JSW: Oh, it’s a tough one. What happens right now? This pandemic isn’t… it was anticipated, I guess. No? It’s not that surprising that the way we live, exploited the planet, exploited resources, exploited human resources, the density of population, the organization of society. I don’t just want to be critical. It is an unsolvable challenge. The human being is an untamable organism and it was anticipated that something would happen that profoundly shocks and questions the infrastructure that we’re so blindly relying on and just keep perpetuating. We know it needs improvement on many levels, drastic improvement, subtle improvement. It’s a dramatic situation.
I think every artistic effort at this point seems obsolete. To compare to the medical and political and social challenges that we’re facing and that we have to solve. I mean, there are really important things to do right now. Help people who are in need, people who are sick, help families who have existential problems or single individuals who have existential problems, psychological problems, economic problems. We all live in deprivation and isolation.

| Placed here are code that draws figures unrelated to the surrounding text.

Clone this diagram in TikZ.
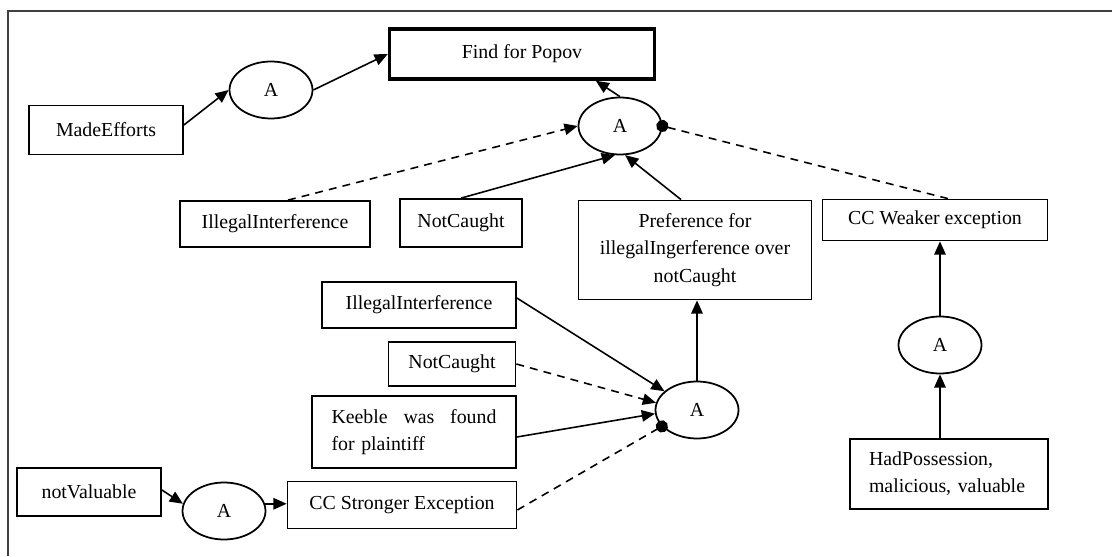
\documentclass[tikz,border=0pt]{standalone}
\usepackage{fontspec}
\setmainfont{Liberation Serif}
\usetikzlibrary{arrows,arrows.meta,calc,positioning,shapes.geometric}

\begin{document}
\begin{tikzpicture}[
    x=0.02cm, y=-0.02cm,
    box/.style={draw, line width=1pt, align=center, inner sep=2pt,
                font=\fontsize{11.3}{15.5}\selectfont},
    thickbox/.style={box, line width=2pt},
    andnode/.style={ellipse, draw, line width=1pt, inner sep=0pt,
                    minimum width=1.66cm, minimum height=1.14cm,
                    font=\fontsize{11.3}{15.5}\selectfont},
    line/.style={-{Triangle[length=7.5pt,width=6.5pt]}, line width=0.9pt},
    dashline/.style={line, dash pattern=on 4.5pt off 3.5pt},
    dotline/.style={-{Circle[length=7pt]}, line width=0.9pt,
                    dash pattern=on 4.5pt off 3.5pt, shorten >=-3.5pt}
]
    \useasboundingbox (0,0) rectangle (1112,557);
    \draw[line width=0.9pt, black!75] (8,556) -- (8,11) -- (1112,11);

    \node[thickbox, minimum width=5.3cm, minimum height=1.0cm] (popov) at (522,54) {Find for Popov};
    \node[andnode] (a1) at (271,90) {A};
    \node[box, minimum width=3.08cm, minimum height=0.98cm] (made) at (106,130) {MadeEfforts};
    \node[andnode] (a2) at (620,126) {A};
    \node[box, minimum width=3.8cm, minimum height=0.92cm] (illtop) at (275,224) {IllegalInterference};
    \node[box, minimum width=2.44cm, minimum height=0.96cm] (nctop) at (461,223) {NotCaught};
    \node[box, minimum width=4.66cm, minimum height=1.98cm] (pref) at (695,250)
        {Preference for\\illegalIngerference over\\notCaught};
    \node[box, minimum width=4.5cm, minimum height=0.82cm] (weak) at (935,220) {CC Weaker exception};
    \node[andnode] (aright) at (940,345) {A};
    \node[box, align=left, text width=3.2cm, inner xsep=0.38cm, minimum height=1.4cm] (had) at (949,474)
        {HadPossession,\\malicious, valuable};
    \node[andnode] (amid) at (697,410) {A};
    \node[box, minimum width=3.88cm, minimum height=0.92cm] (illlow) at (419,305) {IllegalInterference};
    \node[box, minimum width=2.54cm, minimum height=0.88cm] (nclow) at (452,364) {NotCaught};
    \node[box, align=left, text width=3.3cm, inner xsep=0.39cm, minimum height=1.44cm] (keeble) at (414,432)
        {\hbox to 3.3cm{Keeble\hfill was\hfill found}\\for plaintiff};
    \node[box, minimum width=4.58cm, minimum height=0.94cm] (strong) at (402,505) {CC Stronger Exception};
    \node[box, minimum width=2.88cm, minimum height=0.96cm] (notval) at (89,492) {notValuable};
    \node[andnode] (aleft) at (224,511) {A};

    \draw[line] ([yshift=0.1cm]made.east) -- (a1.west);
    \draw[line] (a1.east) -- (popov.west);
    \draw[line] (a2.north) -- ($(popov.south)!0.55!(popov.south east)$);
    \draw[dashline] ([xshift=0.26cm]illtop.north) -- (a2.west);
    \draw[line] (nctop.north) -- (a2.260);
    \draw[line] ([xshift=-0.28cm]pref.north) -- (a2.280);
    \draw[dotline] ([xshift=0.26cm]weak.north) -- (a2.east);
    \draw[line] (aright.north) -- (aright.north |- weak.south);
    \draw[line] (aright.south |- had.north) -- (aright.south);
    \draw[line] (amid.north) -- (amid.north |- pref.south);
    \draw[line] ([yshift=0.14cm]illlow.east) -- (amid.150);
    \draw[dashline] (nclow.east) -- (amid.170);
    \draw[line] ([yshift=-0.1cm]keeble.east) -- (amid.185);
    \draw[dotline] ([yshift=-0.1cm]strong.east) -- (amid.205);
    \draw[line] ([yshift=0.04cm]notval.east) -- (aleft.170);
    \draw[line] (aleft.10) -- (aleft.10 -| strong.west);
\end{tikzpicture}
\end{document}
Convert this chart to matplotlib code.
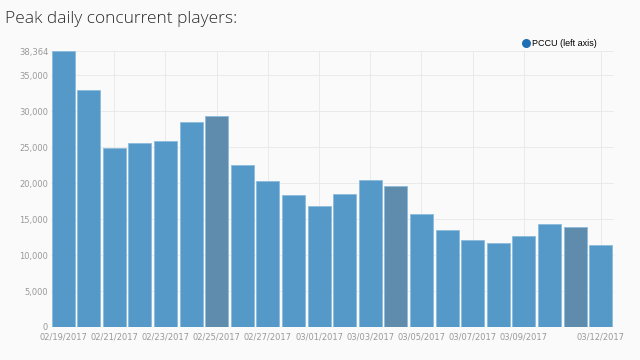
import matplotlib
matplotlib.use("Agg")
import matplotlib.pyplot as plt
import numpy as np

# Peak daily concurrent users, one bar per day
dates = [
    "02/19/2017", "02/20/2017", "02/21/2017", "02/22/2017", "02/23/2017",
    "02/24/2017", "02/25/2017", "02/26/2017", "02/27/2017", "02/28/2017",
    "03/01/2017", "03/02/2017", "03/03/2017", "03/04/2017", "03/05/2017",
    "03/06/2017", "03/07/2017", "03/08/2017", "03/09/2017", "03/10/2017",
    "03/11/2017", "03/12/2017",
]
pccu = [
    38364, 32950, 24850, 25550, 25850, 28450, 29300, 22450, 20300, 18350,
    16750, 18450, 20400, 19600, 15700, 13450, 12100, 11650, 12600, 14300,
    13900, 11350,
]
highlighted = ["02/25/2017", "03/04/2017", "03/11/2017"]
tick_labels = [
    "02/19/2017", "02/21/2017", "02/23/2017", "02/25/2017", "02/27/2017",
    "03/01/2017", "03/03/2017", "03/05/2017", "03/07/2017", "03/09/2017",
    "03/12/2017",
]
y_ticks = [0, 5000, 10000, 15000, 20000, 25000, 30000, 35000, 38364]

BG = "#fafafa"
BAR = "#5499c7"
BAR_DARK = "#5f8cad"
EDGE = "#8dbbdd"
TICK_COLOR = "#999999"

fig = plt.figure(figsize=(6.4, 3.6), dpi=100, facecolor=BG)
ax = fig.add_axes([51 / 640, 1 - 327 / 360, 563 / 640, 276 / 360], facecolor=BG)

x = np.arange(len(dates))
colors = [BAR_DARK if d in highlighted else BAR for d in dates]
ax.bar(x, pccu, width=0.9, color=colors, edgecolor=EDGE, linewidth=0.6, zorder=3)

ax.set_xlim(-0.47, len(dates) - 0.48)
ax.set_ylim(0, max(pccu))

tick_pos = [dates.index(t) for t in tick_labels]
ax.set_xticks(tick_pos)
ax.set_xticklabels(tick_labels, fontsize=6, color=TICK_COLOR, family="DejaVu Sans")
ax.set_yticks(y_ticks)
ax.set_yticklabels([f"{v:,}" for v in y_ticks], fontsize=6, color=TICK_COLOR, family="DejaVu Sans")
ax.tick_params(length=0, pad=2)
ax.tick_params(axis="x", pad=4)

ax.grid(True, color="#e8e8e8", linewidth=0.6, zorder=0)
for s in ax.spines.values():
    s.set_visible(False)

fig.text(5 / 640, 1 - 19 / 360, "Peak daily concurrent players:", fontsize=12.5,
         family="Open Sans", fontweight="light", color="#2b2b2b", va="center")

ax.scatter([], [], s=30, color="#1f6fb4", label="PCCU (left axis)")
fig.legend(loc="upper right", bbox_to_anchor=(600 / 640, 1 - 35 / 360), frameon=False,
           prop={"family": "Liberation Sans", "size": 6.5}, handletextpad=0.05,
           handlelength=1.2, borderaxespad=0)

fig.savefig("out.png", dpi=100, facecolor=BG)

This is massive and I don’t know how music can really change anything about that. There is enough music in the world that we don’t need a contemporary statement from the arts or music community to ease the pain, right? Like people start listening to The Beatles even more than they did before, again, or some classical music or… I don’t know, beat the shit out of the bongos or engage in some esoteric meditation techniques? I mean, it’s all there.
There’s nothing at this point that’s needed to be added, but obviously the record that we made, especially AAI, somehow anticipates that drama because it also addresses this distance that we’ve so perfectly cultivated between us as individuals as… as an organism. Or as a society or a species in relation to what we could call nature or our environment or our surroundings or possible other intelligent species and organisms or non-intelligent ones out there – that disconnectedness.
Also that phantasmagoric ignorance that we’ve perpetuated, is obviously an issue of that record. And I think that tolerance and openness to absurdity or nonverbal likable, non-explicable, organic behavior, mutation, and undecipherable performance. To be more open to that and turn away from the idea of efficiency and always improving and always optimizing. That definitely is a big issue of the record. That obviously was also graspable far before the crisis we’re having right now. And the dramatic thing is also we don’t know how long that crisis lasts, because we don’t know when it actually started. So that epidemic right now, isn’t a thing you can put a date on and say like, “since then everything has changed and the world became a different place.”
The world was moving towards the situation. And now we have a very, very condensed and even a refined, dramatic situation, but it won’t go away just like it didn’t just suddenly appear. In a way that record is the most relevant or somehow most obviously political we’ve ever made, and at the same time, an anticipation of disaster.
Niun Niggung for instance, was a record where we kind of expected turbulence. During the change of the millennium. And it started out with two versions. Niun Niggung has a 1999 version, which is the European version. And it was much more based on society as chaotic and hard to understand and hard to cope with organism and the post ’99 version, the 2000 version, when you look at the cover of like the Thrill Jockey version of Niun Niggung, it kind of anticipated the drama that would then really haunt us in 2001 with the monkey unleashed, the cityscape being destroyed, the society being in shock and not being able to deal with itself, but having to deal with escape, and first aid.
Seeing that, even though there is a pandemic right now, I think we’re in a much more self-reflective phase of rehabilitation. I think with climate change and growing ecologic problems also put a different light on us as a society. I think we’re much more in a state of trying to cure somehow or finding remedy. And I don’t know, that’s probably a very optimistic view here… don’t know. It’s hard to say.